Wenn die Verhandlungen mit Budde sich ja noch zerschlagen sollten, so denkst Du vielleicht an meinen Empfohlenen? Ob durch Buddes Weggang in Halle eine Stelle wohl frei wird? ja könnte man sich ja wohl einmal an Wunderlich wenden, von dem ich in Ewigkeit nichts gehört habe. Es wäre mir gar lieb, wenn Jolly2 irgendwo unterkäme. Seine Familie drängt ihn, Advocat zu werden, da in diesem Gebiete die Aussichten ja gut scheinen, als sie für unsere hiesige Universität wenigstens schlecht sind. Es gefällt mir, daß er auf der einmal betretenen Bahn bleiben will und ich möchte ihn wohl auch äußerlich gesichert wissen. Unser Heidelberg ist diesen Winter bis auf 500 Studirende herabgekommen und ich glaube wohl daß in dieser Zahl noch einige Zehnte aus den alten Catalogen gepreßt sein werden.

Hoffentlich ist Dir nun mein Shakespeare zugekommen. Wahrscheinlich hat ihn irgend ein Buchhändler an sich behalten, Deiner Abwesenheit wegen.
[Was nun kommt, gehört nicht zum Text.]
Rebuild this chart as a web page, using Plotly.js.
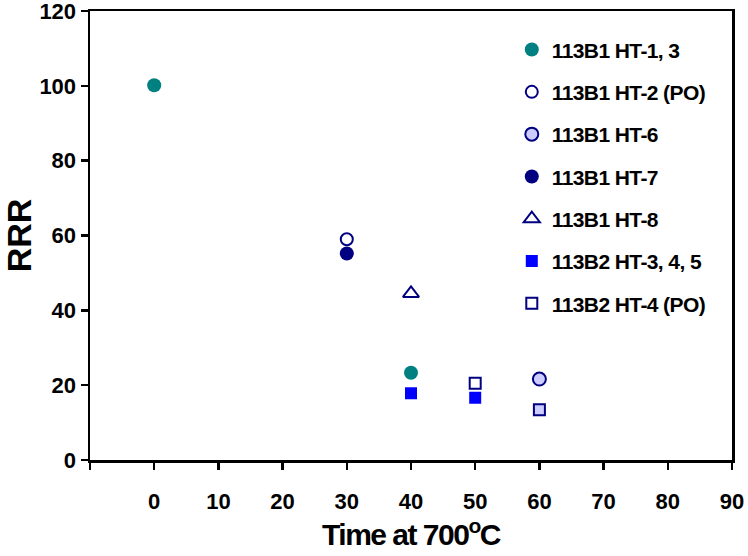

Engelmann wenigstens versichert mich, daß er die Bände jedesmal gründlich besorgt habe. Dieß Buch muß einen sonderbaren Eindruck auf unsere Literatur der Verzweiflung und der Liederlichkeit machen, ich merke das aus einigen Anzeigen davon. Mit der Sittlichkeit können sich die Leute nicht mehr vertragen und es wäre kein Wunder, wenn das Buch der Anlaß würde, daß man Shakespeare auch zu dem alten Plunder der Zöpfe würfe. Indessen läßt sich an ihm gar viel drehen und deuten und so wird dieß Schicksal blos mich und mein Buch treffen, nachdem es mich schon längst vorher betroffen hat.

Von Beseler erhielt ich heute einen Gruß durch persönliche Bestellung, ich sehe daraus daß er doch nicht ganz grimmig ist. Wäre der gute Freund doch nach Göttingen gegangen! wie sehr hab ich ihm zugeredet! Aber damals sah er Dich schon als preußischen Cultusminster und machte mir schon Anträge! Das Strohdreschen in Berlin nimmt mich Wunder, wie es ihm und Dahlmann zusagen kann. Das sind Sachen für Beckeraths, aber ordentliche Leute mit festen Knochen sollen sich damit nicht abgeben. Meinen Ekel über das preußische Wesen kann ich gar nicht beschreiben. Hätte ich jetzt meine Zeitung noch, ich würde in vielen Artikeln schwarzgelb erscheinen, wie ich es schon im Februar des Jahres in Aussicht stellte, auf die erst preußische Note hin, die mir die alte Sprechmüthigkeit noch im schönsten Flore zeigte. In Oestreich verstehen sie doch etwas anzugreifen, etwas zuthun, oder wenigstens den Schein zu gewinnen, etwas thun zu wollen. Nicht einmal das versteht man in Berlin.

Nimm noch einmal unsre herzlichsten Glückwünsche und besten Grüße, und denke dran, gelegentlich wieder etwas von Dir hören zu lassen.